Quality evaluation of experimental statistics produced by making use of Big Data

Barcaroli, Giulio; Golini, Natalia; Righi, Paolo

In 2017 the Italian Institute of Statistics (Istat) has started the production of a set of experimental statistics based on the use of Internet data, one of the most relevant Big Data sources. These statistics refer to the activities that enterprises carry out in their websites (web ordering, job vacancies, link to social media, etc.) and are a strict subset of those currently produced by the “Survey on ICT in enterprises”. The idea is to calculate these estimates by making use of the websites content, that is collected by using web scraping tools, and processed by applying text mining techniques.
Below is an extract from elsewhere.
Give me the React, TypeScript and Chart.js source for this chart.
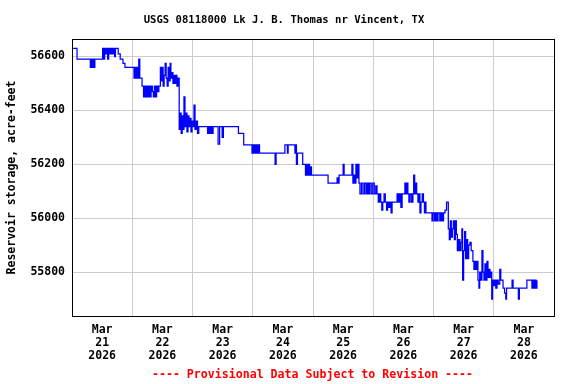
import React, { useEffect, useRef } from 'react';
import { Chart, registerables } from 'chart.js';

Chart.register(...registerables);

const TITLE = 'USGS 08118000 Lk J. B. Thomas nr Vincent, TX';
const FOOTER = '---- Provisional Data Subject to Revision ----';
const Y_LABEL = 'Reservoir storage, acre-feet';
const MONTH = 'Mar';
const YEAR = '2026';
const DAY_LABELS = ['21', '22', '23', '24', '25', '26', '27', '28'];
const Y_TICKS = [55800, 56000, 56200, 56400, 56600];
const Y_MIN = 55637;
const Y_MAX = 56665;
const X_MAX_HOURS = 192;

// hours since Mar 21 2026 00:00
const HOURS = [
  0, 2.0, 7.3, 7.6, 8.0, 8.4, 8.8, 9.1, 12.2, 12.6, 13.0, 13.4, 13.8, 14.2, 14.6,
  15.0, 15.25, 15.5, 15.75, 16.0, 16.25, 16.5, 16.75, 17.0, 17.3, 18.4, 19.2, 20.3, 21.1,
  24.7, 25.0, 25.4, 25.8, 26.2, 26.6, 27.0, 27.9, 28.5, 28.8, 29.3, 29.7, 30.2, 30.5,
  31.0, 31.5, 32.0, 32.4, 32.8, 33.3, 33.7, 34.2, 34.6, 35.2, 35.5, 35.9, 36.3, 36.7,
  37.1, 37.5, 37.9, 38.3, 38.7, 39.1, 39.4, 39.8, 40.2, 40.6, 41.0, 41.4, 41.8, 42.2,
  42.7, 43.1, 43.5, 43.9, 44.3, 44.6, 45.0, 45.4, 45.8, 46.2, 46.6, 47.0, 47.4, 47.8,
  48.2, 48.6, 49.0, 49.5, 50.0, 50.5, 54.0, 54.4, 54.8, 55.3, 55.8, 56.2, 58.2, 58.8,
  59.8, 60.3, 66.3, 68.4, 71.7, 72.0, 72.3, 72.6, 72.9, 73.2, 73.5, 73.8, 74.1, 74.4,
  74.7, 80.9, 81.3, 84.8, 85.8, 86.1, 88.8, 89.1, 89.4, 89.8, 91.9, 93.0, 93.4, 93.8,
  94.2, 94.6, 95.0, 95.4, 102.0, 105.6, 106.0, 106.4, 108.0, 108.4, 111.5, 111.9, 112.3,
  112.7, 113.1, 113.5, 113.9, 114.3, 114.7, 115.3, 115.9, 116.5, 117.1, 117.6, 118.1,
  118.6, 119.2, 119.8, 120.4, 121.0, 121.5, 122.0, 122.5, 123.0, 123.4, 123.8, 124.3,
  124.8, 125.3, 125.7, 126.2, 126.7, 127.1, 127.5, 129.5, 130.0, 130.5, 131.0, 131.5,
  132.6, 133.0, 133.4, 133.8, 134.2, 134.7, 135.3, 135.8, 136.1, 136.5, 136.9, 137.3,
  137.8, 138.2, 138.6, 139.0, 139.5, 140.0, 140.4, 140.7, 141.0, 143.4, 143.8, 144.4,
  144.8, 145.3, 145.8, 146.5, 147.0, 147.5, 148.0, 148.6, 149.2, 149.9, 150.3, 150.7,
  151.1, 151.5, 151.9, 152.3, 152.7, 153.1, 153.5, 154.0, 154.5, 155.0, 155.3, 155.6,
  156.0, 156.4, 156.8, 157.2, 157.6, 158.0, 158.5, 159.0, 159.7, 160.1, 160.5, 161.0,
  161.3, 161.7, 162.1, 162.4, 162.8, 163.3, 163.7, 164.1, 164.5, 164.9, 165.3, 165.7,
  166.1, 166.5, 166.9, 167.2, 167.5, 167.9, 168.3, 168.8, 169.3, 169.8, 170.4, 170.8,
  171.7, 172.3, 172.8, 173.1, 175.3, 175.7, 177.8, 178.2, 181.2, 183.2, 183.6, 184.0,
  184.4, 184.8, 185.2,
];

const STORAGE = [
  56630, 56590, 56560, 56590, 56560, 56590, 56560, 56590, 56630, 56590, 56630, 56610, 56630, 56590, 56630,
  56610, 56630, 56610, 56630, 56610, 56630, 56610, 56630, 56600, 56630, 56610, 56590, 56575, 56560,
  56520, 56560, 56520, 56560, 56520, 56590, 56520, 56490, 56450, 56490, 56450, 56490, 56450, 56490,
  56450, 56490, 56470, 56450, 56490, 56450, 56490, 56470, 56490, 56560, 56510, 56560, 56490, 56530,
  56575, 56520, 56490, 56560, 56510, 56575, 56520, 56540, 56500, 56530, 56500, 56530, 56490, 56520,
  56330, 56390, 56315, 56380, 56330, 56450, 56340, 56390, 56320, 56380, 56340, 56370, 56320, 56360,
  56340, 56420, 56330, 56360, 56315, 56340, 56315, 56340, 56315, 56340, 56315, 56340, 56275, 56340,
  56300, 56340, 56315, 56272, 56241, 56272, 56241, 56272, 56241, 56272, 56241, 56272, 56241, 56272,
  56241, 56200, 56241, 56272, 56241, 56272, 56241, 56272, 56200, 56241, 56200, 56160, 56200, 56160,
  56200, 56160, 56190, 56160, 56130, 56150, 56130, 56160, 56200, 56160, 56200, 56130, 56160,
  56130, 56200, 56150, 56200, 56130, 56090, 56130, 56090, 56130, 56090, 56130, 56090,
  56130, 56090, 56130, 56090, 56120, 56090, 56060, 56090, 56060, 56030, 56060, 56090,
  56060, 56030, 56060, 56040, 56060, 56020, 56060, 56090, 56060, 56090, 56040, 56090,
  56130, 56090, 56130, 56090, 56060, 56090, 56060, 56090, 56160, 56090, 56130, 56090,
  56060, 56090, 56020, 56060, 56090, 56060, 56020, 56060, 56020, 55990, 56020, 55990,
  56020, 55990, 56020, 55990, 56020, 55990, 56020, 56030, 56060, 55960, 55920, 55990,
  55930, 55960, 55990, 55920, 55990, 55940, 55880, 55920, 55880, 55910, 55960, 55770,
  55880, 55950, 55850, 55920, 55850, 55900, 55910, 55880, 55840, 55810, 55840, 55810,
  55840, 55770, 55740, 55800, 55770, 55880, 55800, 55770, 55830, 55770, 55840, 55780,
  55810, 55780, 55800, 55700, 55770, 55750, 55770, 55740, 55770, 55755, 55810, 55770,
  55740, 55722, 55700, 55740, 55770, 55740, 55700, 55740, 55770, 55740, 55770, 55740,
  55770, 55740, 55770,
];

const FONT = "'DejaVu Sans Mono', 'Liberation Mono', monospace";

const framePlugin = {
  id: 'frameAndTexts',
  afterDraw(chart: any) {
    const { ctx, chartArea: a } = chart;
    ctx.save();
    ctx.strokeStyle = '#000000';
    ctx.lineWidth = 1;
    ctx.strokeRect(a.left + 0.5, a.top + 0.5, a.right - a.left, a.bottom - a.top);
    ctx.textAlign = 'center';
    ctx.textBaseline = 'middle';
    ctx.fillStyle = '#000000';
    ctx.font = `bold 10.6px ${FONT}`;
    ctx.fillText(TITLE, 284, 20);
    ctx.fillStyle = '#ff0000';
    ctx.font = `bold 11.6px ${FONT}`;
    ctx.fillText(FOOTER, 312.5, 375);
    ctx.restore();
  },
};

export default function App() {
  const ref = useRef<HTMLCanvasElement | null>(null);

  useEffect(() => {
    if (!ref.current) return;
    const points = HOURS.map((h, i) => ({ x: h, y: STORAGE[i] }));
    const chart = new Chart(ref.current, {
      type: 'line',
      data: {
        datasets: [
          {
            data: points,
            borderColor: '#0000ff',
            borderWidth: 1.25,
            pointRadius: 0,
            stepped: true,
            fill: false,
          },
        ],
      },
      options: {
        animation: false,
        responsive: false,
        maintainAspectRatio: false,
        layout: { padding: { top: 39, right: 22, bottom: 0, left: 0 } },
        plugins: {
          legend: { display: false },
          tooltip: { enabled: false },
          title: { display: false },
        },
        scales: {
          x: {
            type: 'linear',
            min: 0,
            max: X_MAX_HOURS,
            afterBuildTicks: (scale: any) => {
              const t = [];
              for (let h = 0; h <= X_MAX_HOURS; h += 12) t.push({ value: h });
              scale.ticks = t;
            },
            afterFit: (scale: any) => {
              scale.height = 68;
            },
            border: { display: false },
            grid: {
              drawTicks: false,
              lineWidth: 1,
              color: (c: any) =>
                c.tick && c.tick.value % 24 === 0 ? '#cccccc' : 'rgba(0,0,0,0)',
            },
            ticks: {
              autoSkip: false,
              maxRotation: 0,
              minRotation: 0,
              padding: 7.5,
              color: '#000000',
              font: { family: FONT, size: 11.5, weight: 'bold', lineHeight: '13px' },
              callback: (v: any) => {
                const val = Number(v);
                if (val % 24 === 12) {
                  const idx = (val - 12) / 24;
                  return [MONTH, DAY_LABELS[idx], YEAR];
                }
                return '';
              },
            },
          },
          y: {
            type: 'linear',
            min: Y_MIN,
            max: Y_MAX,
            afterBuildTicks: (scale: any) => {
              scale.ticks = Y_TICKS.map((v) => ({ value: v }));
            },
            afterFit: (scale: any) => {
              scale.width = 72;
            },
            border: { display: false },
            grid: { drawTicks: false, color: '#cccccc', lineWidth: 1 },
            ticks: {
              padding: 7,
              color: '#000000',
              font: { family: FONT, size: 11.5, weight: 'bold' },
              callback: (v: any) => String(v),
            },
            title: {
              display: true,
              text: Y_LABEL,
              color: '#000000',
              font: { family: FONT, size: 11.5, weight: 'bold' },
              padding: { top: 5.5, bottom: 0 },
            },
          },
        },
      },
      plugins: [framePlugin],
    } as any);
    return () => chart.destroy();
  }, []);

  return (
    <div style={{ position: 'absolute', left: 0, top: 0, width: 576, height: 384, background: '#ffffff' }}>
      <canvas ref={ref} width={576} height={384} style={{ display: 'block', width: 576, height: 384 }} />
    </div>
  );
}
Then, models are fitted in the subset of enterprises for which both sources are available: survey reported values, and relevant terms obtained by the web scraping/text mining procedures. Experimental statistics have been obtained by making use of two different estimators: the first one is a full model based estimator; the second one is an estimator that combines model based estimates and survey estimates. Considering the various domains for which they have been calculated, the three sets of estimates (survey, model and combined) in most cases are not distant (i.e. model and combined estimate values lay in the confidence intervals of survey estimates). The question is: how to evaluate the accuracy of the three sets of estimates in order to understand if experimental statistics can substitute survey ones? Considering the different factors that can produce bias in survey estimates (total non-response and response errors) and in alternative estimates (population under-coverage and prediction errors), these factors are analysed in detail with respect to the real conditions in the 2017 experience. Finally, a simulation study is carried out in order to investigate the conditions under which a given estimator performs better than the others.